En uno de mis días más oscuros, las palabras sabias de un compañero de asiento fueron un rayo de luz.
En marzo de 2007 me estaba recuperando de una operación mayor por cáncer de mama y afrontando un divorcio. Casi todos los días me quedaba en casa, guardándomelo todo. Entonces Matt Lauer, mi colega del programa Today, me lanzó un salvavidas al preguntarme si me sentía lo bastante bien para salir a grabar un segmento del programa.
—¿Por qué no te escapas a Irlanda un par de días? —me sugirió.
Pensé que sería una excelente manera de olvidarme de todo, así que aproveché la oportunidad.
El viaje fue divertido porque me limité a trabajar, pero cuando subí al avión para volver a casa no me sentía nada bien. Mi plan era dormir durante todo el vuelo. Acababa de ponerme los audífonos cuando el hombre a mi lado se volvió y me saludó:
—Hola, ¿cómo está?
Pensé: Ay, no…
—Estoy seguro de que la he visto en algún lugar.
—Trabajo en el programa Today —le dije, sin quitarme los audífonos.
—¿Cómo es Matt? —me preguntó, sonriendo—. ¿Es agradable?
—Sí, muy agradable.
—¿Y Al? Parece simpático.
Lo único que quería era dormir, pero el hombre era amable y parecía tener buen corazón, así que seguí hablando con él. Cuando vio que llevaba yo una manga de compresión en el brazo, me preguntó qué era.

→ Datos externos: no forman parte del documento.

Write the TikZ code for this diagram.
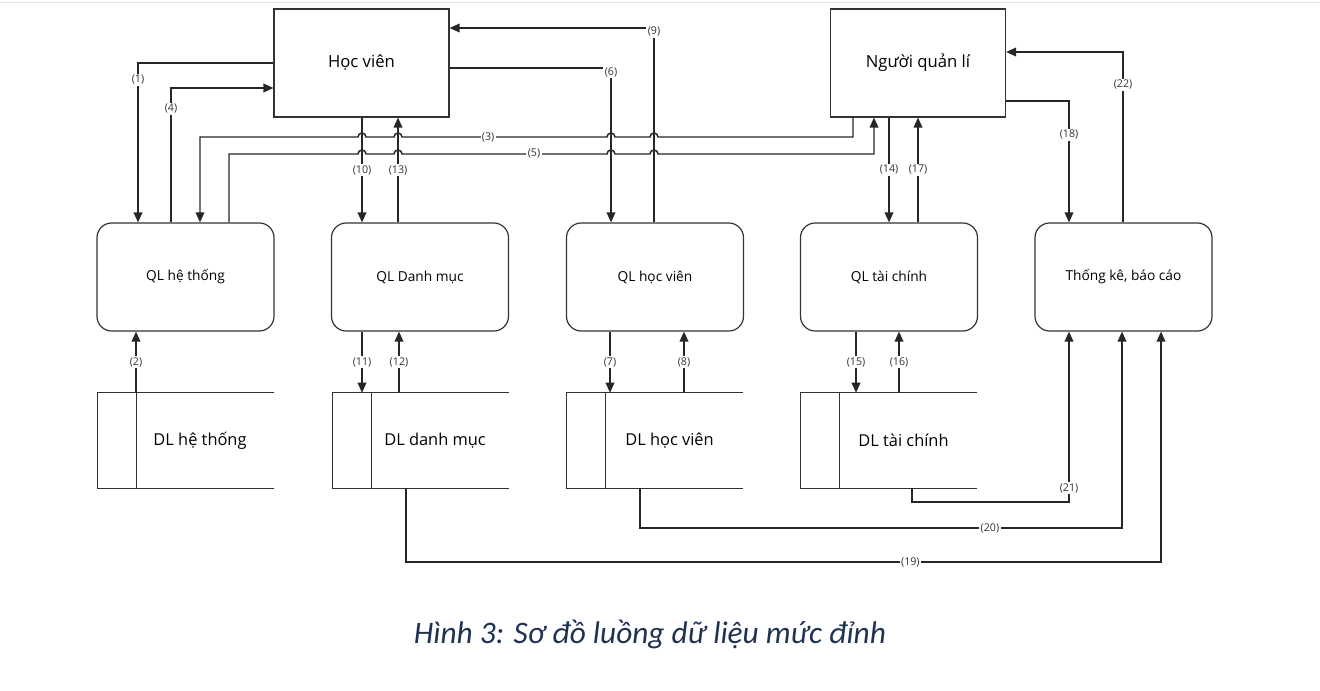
\documentclass[tikz,border=0pt]{standalone}
\usepackage{fontspec}
\setmainfont{Open Sans}
\newfontfamily\capfont{Carlito}
\usetikzlibrary{arrows.meta}
\definecolor{capblue}{RGB}{30,50,82}
\definecolor{topline}{RGB}{226,224,240}

\begin{document}
\begin{tikzpicture}[x=0.75pt,y=0.75pt,
    entity/.style={draw=black!80,line width=0.9pt,minimum width=131.25pt,minimum height=81pt,font=\fontsize{12.5}{14}\selectfont},
    proc/.style={draw=black!80,line width=0.9pt,rounded corners=11pt,minimum width=132.75pt,minimum height=81pt,font=\fontsize{10.3}{12}\selectfont},
    store/.style={minimum width=102.75pt,minimum height=71.25pt,font=\fontsize{12.3}{14}\selectfont},
    storeline/.style={draw=black!80,line width=0.9pt},
    flow/.style={draw=black!85,line width=1.1pt,-{Triangle[length=7.5pt,width=6.5pt]}},
    lbl/.style={fill=white,inner sep=1pt,text=black!80,font=\fontsize{8}{9}\selectfont}]

\useasboundingbox (0,0) rectangle (1320,-691);
\draw[topline,line width=1.2pt] (0,-2.5) -- (1320,-2.5);

\node[entity] (hv) at (361.5,-63) {Học viên};
\node[entity] (nql) at (918,-63) {Người quản lí};

\foreach \n/\x/\t in {p1/185.5/{QL hệ thống},p2/420/{QL Danh mục},p3/655/{QL học viên},p4/889/{QL tài chính},p5/1123.5/{Thống kê, báo cáo}}
    {
    \node[proc] (\n) at (\x,-277) {\t};
    }

\foreach \n/\x/\t in {d1/205/{DL hệ thống},d2/440/{DL danh mục},d3/674.5/{DL học viên},d4/908.5/{DL tài chính}}
    {
    \node[store] (\n) at (\x,-440.5) {\t\hspace*{7.5pt}};
    \draw[storeline] (\n.north east) -- (\n.north west) -- ++(-39,0) |- (\n.south east);
    \draw[storeline] (\n.north west) -- (\n.south west);
    }

\draw[flow] (hv.west) -| node[lbl,pos=0.553] {(1)} (p1.north -| 138,0);
\draw[flow] (p1.north -| 171,0) |- node[lbl,pos=0.422] {(4)} (hv.west |- 0,-88);
\draw[flow] (nql.south -| 853,0) |- (658,-137) arc[start angle=0,end angle=180,radius=4] -- (615,-137) arc[start angle=0,end angle=180,radius=4] -- node[lbl,pos=0.58] {(3)} (402,-137) arc[start angle=0,end angle=180,radius=4] -- (366,-137) arc[start angle=0,end angle=180,radius=4] -| (p1.north -| 200,0);
\draw[flow] (p1.north -| 229,0) |- (358,-154) arc[start angle=180,end angle=0,radius=4] -- (394,-154) arc[start angle=180,end angle=0,radius=4] -- node[lbl,pos=0.644] {(5)} (607,-154) arc[start angle=180,end angle=0,radius=4] -- (650,-154) arc[start angle=180,end angle=0,radius=4] -| (nql.south -| 874,0);
\draw[flow] (hv.east |- 0,-68) -| node[lbl,pos=0.513] {(6)} (p3.north -| 611,0);
\draw[flow] (p3.north -| 654,0) |- node[lbl,pos=0.49] {(9)} (hv.east |- 0,-28);
\draw[flow] (hv.south -| 362,0) -- node[lbl] {(10)} (p2.north -| 362,0);
\draw[flow] (p2.north -| 398,0) -- node[lbl] {(13)} (hv.south -| 398,0);
\draw[flow] (nql.south -| p4.north) -- node[lbl] {(14)} (p4.north);
\draw[flow] (p4.north -| nql.south) -- node[lbl] {(17)} (nql.south);
\draw[flow] (nql.east |- 0,-101) -| node[lbl,pos=0.639] {(18)} (p5.north -| 1069,0);
\draw[flow] (p5.north -| 1123,0) |- node[lbl,pos=0.404] {(22)} (nql.east |- 0,-52);

\draw[flow] (d1.north -| 136,0) -- node[lbl] {(2)} (p1.south -| 136,0);
\draw[flow] (p2.south -| 362,0) -- node[lbl] {(11)} (d2.north -| 362,0);
\draw[flow] (d2.north -| 399,0) -- node[lbl] {(12)} (p2.south -| 399,0);
\draw[flow] (p3.south -| 610,0) -- node[lbl] {(7)} (d3.north -| 610,0);
\draw[flow] (d3.north -| 684,0) -- node[lbl] {(8)} (p3.south -| 684,0);
\draw[flow] (p4.south -| 856,0) -- node[lbl] {(15)} (d4.north -| 856,0);
\draw[flow] (d4.north -| 899,0) -- node[lbl] {(16)} (p4.south -| 899,0);

\draw[flow] (d4.south -| 912,0) |- (1069,-502) -- node[lbl,pos=0.08] {(21)} (p5.south -| 1069,0);
\draw[flow] (d3.south -| 640,0) |- node[lbl,pos=0.863] {(20)} (1122,-528) -- (p5.south -| 1122,0);
\draw[flow] (d2.south -| 406,0) |- node[lbl,pos=0.834] {(19)} (1161,-562) -- (p5.south -| 1161,0);

\node[text=capblue,font=\capfont\itshape\fontsize{23.5}{28}\selectfont] (cap) at (650,-634) {Hình 3: Sơ đồ luồng dữ liệu mức đỉnh};
\end{tikzpicture}
\end{document}
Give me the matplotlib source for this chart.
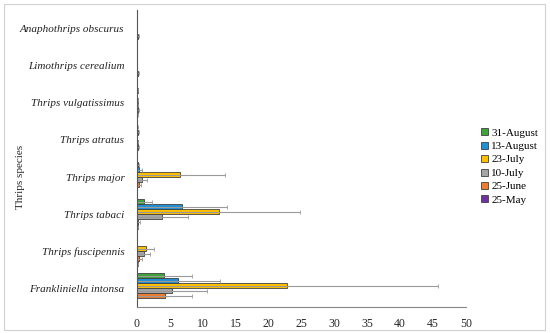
import numpy as np
import matplotlib
matplotlib.use('Agg')
from matplotlib import pyplot as plt
from matplotlib.patches import Rectangle

species = ['Frankliniella intonsa', 'Thrips fuscipennis', 'Thrips tabaci', 'Thrips major',
           'Thrips atratus', 'Thrips vulgatissimus', 'Limothrips cerealium', 'Anaphothrips obscurus']
dates = ['25-May', '25-June', '10-July', '23-July', '13-August', '31-August']
colors = ['#7030a0', '#ed7d31', '#a5a5a5', '#ffc000', '#1f8fd6', '#3fa33a']

# mean counts per species (bottom to top) for each date
may25 = [0.0, 0.1, 0.1, 0.0, 0.0, 0.05, 0.0, 0.0]
jun25 = [4.2, 0.3, 0.2, 0.3, 0.15, 0.15, 0.15, 0.15]
jul10 = [5.3, 1.0, 3.8, 0.7, 0.1, 0.1, 0.0, 0.0]
jul23 = [22.8, 1.3, 12.4, 6.6, 0.0, 0.1, 0.0, 0.0]
aug13 = [6.3, 0.0, 6.8, 0.3, 0.15, 0.0, 0.0, 0.0]
aug31 = [4.1, 0.0, 1.05, 0.1, 0.05, 0.1, 0.0, 0.0]

may25_err = [0.0, 0.1, 0.1, 0.0, 0.0, 0.1, 0.0, 0.0]
jun25_err = [4.2, 0.5, 0.2, 0.3, 0.15, 0.15, 0.15, 0.15]
jul10_err = [5.3, 1.0, 3.9, 0.9, 0.1, 0.1, 0.0, 0.0]
jul23_err = [22.9, 1.3, 12.4, 6.8, 0.0, 0.1, 0.0, 0.0]
aug13_err = [6.4, 0.0, 6.9, 0.4, 0.15, 0.0, 0.0, 0.0]
aug31_err = [4.3, 0.0, 1.25, 0.2, 0.1, 0.1, 0.0, 0.0]

values = [may25, jun25, jul10, jul23, aug13, aug31]
errors = [may25_err, jun25_err, jul10_err, jul23_err, aug13_err, aug31_err]

plt.rcParams['font.family'] = ['Liberation Serif', 'DejaVu Serif']

fig = plt.figure(figsize=(5.5, 3.33), dpi=100)
ax = fig.add_axes([0.249, 0.078, 0.598, 0.892])

y = np.arange(len(species))
h = 0.135
handles = []
for i, (vals, errs, c, lab) in enumerate(zip(values, errors, colors, dates)):
    bars = ax.barh(y + (i - 2.5) * h, vals, height=h, color=c, edgecolor='#404040',
                   linewidth=0.6, label=lab,
                   xerr=errs, error_kw=dict(ecolor='#9a9a9a', elinewidth=0.8, capsize=1.5, capthick=0.6))
    handles.append(bars)

ax.set_xlim(0, 50)
ax.set_ylim(-0.5, 7.5)
ax.set_xticks(range(0, 51, 5))
ax.set_yticks(y)
ax.tick_params(axis='both', length=0, labelsize=8.5, colors='#262626')
ax.tick_params(axis='x', pad=8)
ax.tick_params(axis='y', pad=9)
ax.set_yticklabels(species, fontstyle='italic', fontsize=8, color='#222222')
for s in ('top', 'right'):
    ax.spines[s].set_visible(False)
ax.spines['left'].set_color('#555555')
ax.spines['bottom'].set_color('#888888')
fig.text(0.037, 0.47, 'Thrips species', rotation=90, fontsize=8, color='#262626',
         ha='center', va='center')

leg = ax.legend(handles=handles[::-1], labels=dates[::-1], loc='center left',
                bbox_to_anchor=(0.857, 0.50), bbox_transform=fig.transFigure,
                frameon=False, fontsize=8,
                handlelength=0.6, handleheight=0.6, handletextpad=0.3, labelspacing=0.36)

fig.patches.append(Rectangle((0.007, 0.009), 0.984, 0.979, transform=fig.transFigure,
                             fill=False, edgecolor='#d0d0d0', linewidth=0.8))

fig.savefig('out.png', dpi=100)
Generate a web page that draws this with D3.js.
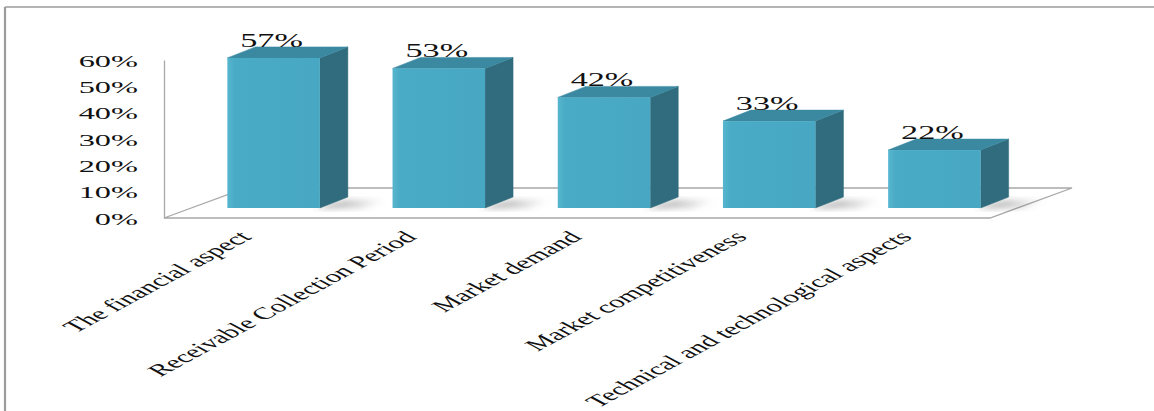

Deseosa de cambiar de tema, le dije que había pasado por un “procedimiento” y que necesitaba la manga para volar. Pero él insistió:
—¿Qué procedimiento?
—Me operaron —contesté. Como su curiosidad iba en aumento, le dije la verdad—: Tuve cáncer de mama. Pero espero que cuando se baje del avión no sea lo primero que les cuente a sus hijos: “Me senté junto a una enferma de cáncer de mama, ¿saben?”.
Tras una pausa, dijo:
—¿Qué hay de malo en eso? El cáncer de mama es parte de usted, como ir a la universidad o casarse.
Sentí que los ojos se me humedecían.
—Le voy a dar un consejo —agregó—: no haga ese viaje sola. Piense en toda la gente a la que podría ayudar.
Sin poder contener las lágrimas, contesté:
—Perdón, no puedo creer que esté llorando delante de usted. ¡Ni siquiera lo conozco!
—Mire, tiene una opción en la vida: puede guardarse todas sus cosas en lo más profundo de sus bolsillos y llevárselas a la tumba, o puede ayudar a alguien más —dijo.
Aunque trabajo en un programa donde hablamos con franqueza, pasaba yo por una etapa difícil. Siempre he sido muy reservada, y aparte de las pocas personas que necesitaban saberlo, había mantenido mi enfermedad en secreto. No quería que la enfermedad me definiera.
Pero ese hombre, que se llamaba Ken Duane, me mostró que la enfermedad infundía fuerzas, ya que me daba la posibilidad de aligerar la carga de otras personas. Entonces decidí que haría pública mi historia. Más adelante, ese mismo año, hablé al aire con Ann Curry sobre mi enfermedad y mi conversación con Ken.
Años después, una productora que trabajaba en nuestro programa me dijo que su novio se iba a hacer cargo de una premiación y que creía que yo conocía al galardonado. Era Ken Duane.
No nos habíamos visto desde que coincidimos en aquel avión, pero el mejor amigo de Ken se puso en contacto conmigo y me pidió que lo ayudara a entregarle a Ken el premio al Padre del Año en un almuerzo en la Ciudad de Nueva York. Desde su asiento, Ken me lanzó una sonrisa mientras yo decía: “Él ha dejado huella en la vida de muchas personas, incluida yo, una mujer ajena a la vida de él”.
El círculo se cerró hace unos años, cuando le diagnosticaron cáncer de próstata a Ken. Me llamó para decirme que por fin entendía lo que se sentía. Le contesté que siempre lo había entendido: que es mejor compartir y sanar que tratar de esconderse.
Él ahora está sano, y yo estaré eternamente agradecida por no haber tomado esa siesta transatlántica.